** Start Provided material **

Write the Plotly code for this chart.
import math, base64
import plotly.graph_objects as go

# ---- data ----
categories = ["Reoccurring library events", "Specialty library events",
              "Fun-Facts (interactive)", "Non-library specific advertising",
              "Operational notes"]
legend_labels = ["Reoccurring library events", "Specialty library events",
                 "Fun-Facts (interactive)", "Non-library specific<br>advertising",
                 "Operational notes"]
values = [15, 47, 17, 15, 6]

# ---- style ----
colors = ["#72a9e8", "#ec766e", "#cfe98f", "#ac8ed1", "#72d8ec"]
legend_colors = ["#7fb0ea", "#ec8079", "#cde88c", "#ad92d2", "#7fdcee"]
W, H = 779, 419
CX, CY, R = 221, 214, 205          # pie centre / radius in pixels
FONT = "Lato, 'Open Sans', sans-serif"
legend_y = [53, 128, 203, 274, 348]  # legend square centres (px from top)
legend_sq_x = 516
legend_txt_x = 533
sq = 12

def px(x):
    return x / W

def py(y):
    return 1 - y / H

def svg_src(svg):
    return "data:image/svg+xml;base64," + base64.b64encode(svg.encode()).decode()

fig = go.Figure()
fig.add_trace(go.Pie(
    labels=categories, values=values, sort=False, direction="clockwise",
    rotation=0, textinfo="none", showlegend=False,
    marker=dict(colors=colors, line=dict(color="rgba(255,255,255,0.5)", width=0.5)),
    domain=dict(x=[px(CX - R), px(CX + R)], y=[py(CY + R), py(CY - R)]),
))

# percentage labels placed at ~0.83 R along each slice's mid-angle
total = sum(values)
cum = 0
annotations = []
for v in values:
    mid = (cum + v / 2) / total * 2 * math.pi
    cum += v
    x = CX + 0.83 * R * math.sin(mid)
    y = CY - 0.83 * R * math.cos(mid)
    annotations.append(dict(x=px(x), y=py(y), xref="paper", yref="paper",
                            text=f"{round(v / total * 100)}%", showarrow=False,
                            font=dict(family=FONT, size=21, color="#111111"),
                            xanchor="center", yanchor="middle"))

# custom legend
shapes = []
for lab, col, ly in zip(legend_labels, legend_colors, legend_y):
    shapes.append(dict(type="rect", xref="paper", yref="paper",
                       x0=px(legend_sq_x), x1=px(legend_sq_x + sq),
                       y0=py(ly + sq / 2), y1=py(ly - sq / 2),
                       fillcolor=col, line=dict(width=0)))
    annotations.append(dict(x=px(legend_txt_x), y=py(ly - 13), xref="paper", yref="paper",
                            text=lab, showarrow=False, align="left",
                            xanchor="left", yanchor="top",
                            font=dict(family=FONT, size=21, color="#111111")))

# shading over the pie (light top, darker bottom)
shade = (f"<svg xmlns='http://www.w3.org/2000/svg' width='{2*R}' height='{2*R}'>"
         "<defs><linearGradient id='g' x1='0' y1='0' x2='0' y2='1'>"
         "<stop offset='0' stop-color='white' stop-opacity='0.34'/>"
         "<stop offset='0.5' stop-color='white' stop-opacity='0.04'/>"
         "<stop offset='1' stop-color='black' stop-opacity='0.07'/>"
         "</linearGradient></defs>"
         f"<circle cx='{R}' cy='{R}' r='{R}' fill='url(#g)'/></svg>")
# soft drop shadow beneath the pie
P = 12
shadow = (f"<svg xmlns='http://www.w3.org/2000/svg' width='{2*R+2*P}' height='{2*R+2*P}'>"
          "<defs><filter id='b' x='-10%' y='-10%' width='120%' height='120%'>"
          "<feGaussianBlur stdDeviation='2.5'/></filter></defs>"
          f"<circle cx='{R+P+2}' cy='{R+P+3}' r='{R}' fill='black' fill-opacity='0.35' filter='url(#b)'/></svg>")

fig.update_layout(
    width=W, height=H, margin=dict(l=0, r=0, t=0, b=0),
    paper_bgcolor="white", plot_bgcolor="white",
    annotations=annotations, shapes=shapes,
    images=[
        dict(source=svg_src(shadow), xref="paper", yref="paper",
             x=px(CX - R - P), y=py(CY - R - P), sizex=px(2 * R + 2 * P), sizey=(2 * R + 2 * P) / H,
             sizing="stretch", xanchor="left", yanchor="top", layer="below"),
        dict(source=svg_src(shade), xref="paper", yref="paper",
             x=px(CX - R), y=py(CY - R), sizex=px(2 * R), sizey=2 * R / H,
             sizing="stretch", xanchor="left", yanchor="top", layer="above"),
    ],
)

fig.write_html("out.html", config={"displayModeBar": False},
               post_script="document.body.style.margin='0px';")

** End Provided material **

◆ Set task
Exactly as written, please reproduce the lines from the first line of the data to the line containing "values = [15, 47, 17, 15, 6]", inclusive, and nothing else.

◆ Result for this task
Write the Plotly code for this chart.
import math, base64
import plotly.graph_objects as go

# ---- data ----
categories = ["Reoccurring library events", "Specialty library events",
              "Fun-Facts (interactive)", "Non-library specific advertising",
              "Operational notes"]
legend_labels = ["Reoccurring library events", "Specialty library events",
                 "Fun-Facts (interactive)", "Non-library specific<br>advertising",
                 "Operational notes"]
values = [15, 47, 17, 15, 6]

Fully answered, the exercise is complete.